The education testing charade

Photo by Shannan Muskopf

When George W. Bush ran for president in 2000, he boasted about the Texas Miracle. He said our state-mandated, standardized tests (then called the Texas Assessment of Academic Skills, or TAAS) were closing the achievement gap, holding schools accountable and countering what he called “soft bigotry of low expectations.”

The myth of the Texas Miracle led to the 2001 passage — after Bush became president — of “No Child Left Behind,” a bi-partisan law with the goal that all students, including Special Education students and English Language learners, score proficiently in math and reading by 2014. Just as the Soviets failed to achieve their five-year plans, 2014 came and went; we still have an achievement gap and not all of our students are scoring proficiently. Setting a goal doesn’t mean you will reach it.

In “The Testing Charade: Pretending to Make Schools Better,” Harvard’s Daniel Koretz clearly and persuasively breaks down the spectacular failure of our standardized test accountability system and how so many of our educational and political leaders still blindly and/or stubbornly believe that high-stakes, punitive testing can improve students’ educational achievement. Some policymakers even call for more testing of “soft” skills, such as grit and social emotional learning.

But with the exception of fourth grade math scores, our billions of dollars and hours spent on testing have resulted in no improvement in student scores over a 30-year period, according to National Research Council. Even that “gain” does not persist through the upper grades. What about the famous achievement gap between underperforming sub-groups and middle-class white students? Since the 1980s, The NAEP (National Assessment of Educational Progress) Long-Term Trend assessment showed no narrowing of that gap. Still, there is little public discussion on changing paths. The Every Student Succeeds Act, or ESSA — a revised version of No Child Left Behind — still requires federal approval of state accountability plans.

The results in Texas were similar, although it’s worth noting that most of the gains in closing the achievement gap occurred during the school integration days of the 1970s and 1980s. Compared with other states, Texas state rankings fell both in 4th grade math and reading from 2000 to 2009 — while we were busy testing. Between 2011 and 2014, the achievement gap actually grew 11 percent statewide (with the exception of El Paso).

Koretz is not against measurement per se, but he emphasizes measuring what matters, which he sums up as the “big three”: student achievement, educators’ practices and classroom climate.

Koretz cites examples that show how deceptive and superficial test score gains can be. For instance, when the safety of driver’s seats in cars was tested, its safety improved, but the safety of the passenger seat declined. Why? It wasn’t tested. Don Campbell, one of the founders of science program evaluations and for whom the law is named, noticed that when you measure one domain, attaching penalties for failure, you gain in that domain while losing ground in the untested areas.
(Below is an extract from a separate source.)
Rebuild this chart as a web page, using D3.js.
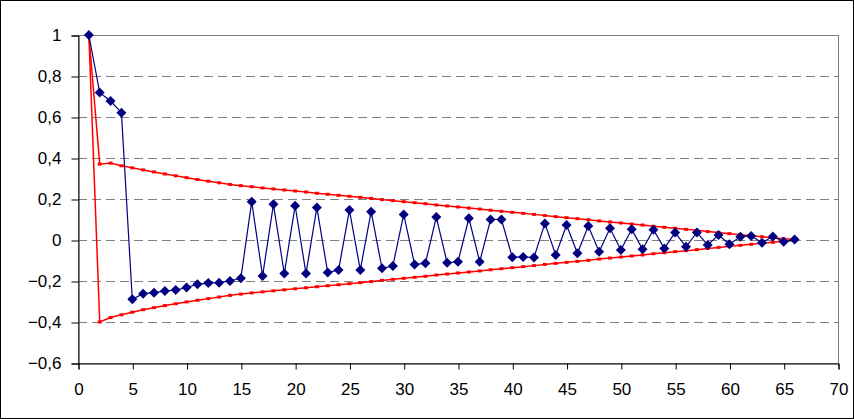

That happens in schools, too. Our current testing regime leads to the unwanted consequences of cheating, bad test prep, the narrowing of the curriculum, score inflation and superficial learning. Some teachers are even coached by districts to ignore certain domains in the curriculum because they are not tested. In central Texas, certain low-income, low-performing elementary schools ignore social studies because it isn’t tested in their grades. This omission is especially disturbing when we remember that one of the goals of universal education is to foster good citizenship.

At the same time, our tests don’t measure what we should treasure: inquiry-based teaching, engaged students, project-based learning and collaborative problem solving — skills essential to the ever-changing American workplace.

As an educator, one of my favorite parts of the book is when Koretz contrasts two observed math lessons. One teacher asks her elementary students if a triangle or a rectangle can support more weight. The lesson begins with a student asking, “What do you mean by more weight?” A robust discussion ensues; the children come up with a hypothesis, and then the teacher distributes models of both shapes so that students can test their assumptions. In contrast, a high school math teacher asks students to solve a problem. After several wrong guesses, she asks a student: What’s the rule? This student then recites the memorized rule, and that’s that. Which teacher would you want for your child? And yet the latter teacher’s students may do just fine on standardized tests.

As an educator for over thirty years, I’ve witnessed the most important factor in student achievement: engagement. At my current middle school, the students struggling in science are part of a twice-weekly enrichment class. Rather than boring them with test prep, which might raise their scores, our science teachers create fun interactive experiments for them. The teachers’ posts on Instagram make me wish I were taking science again. To encourage kids to read more, we let them choose their own books. We purchase multiple copies of popular books to make sure they have access. If they love to read, they’ll read more, and this will do more for their academic achievement than just about anything else.

Texans have made some progress in dialing back the testing regime. But punitive, high-stakes testing remains the tail that wags the public education dog in Texas. No other nation emphasizes standardized testing the way we do.

The question, for all of us: Is it worth it?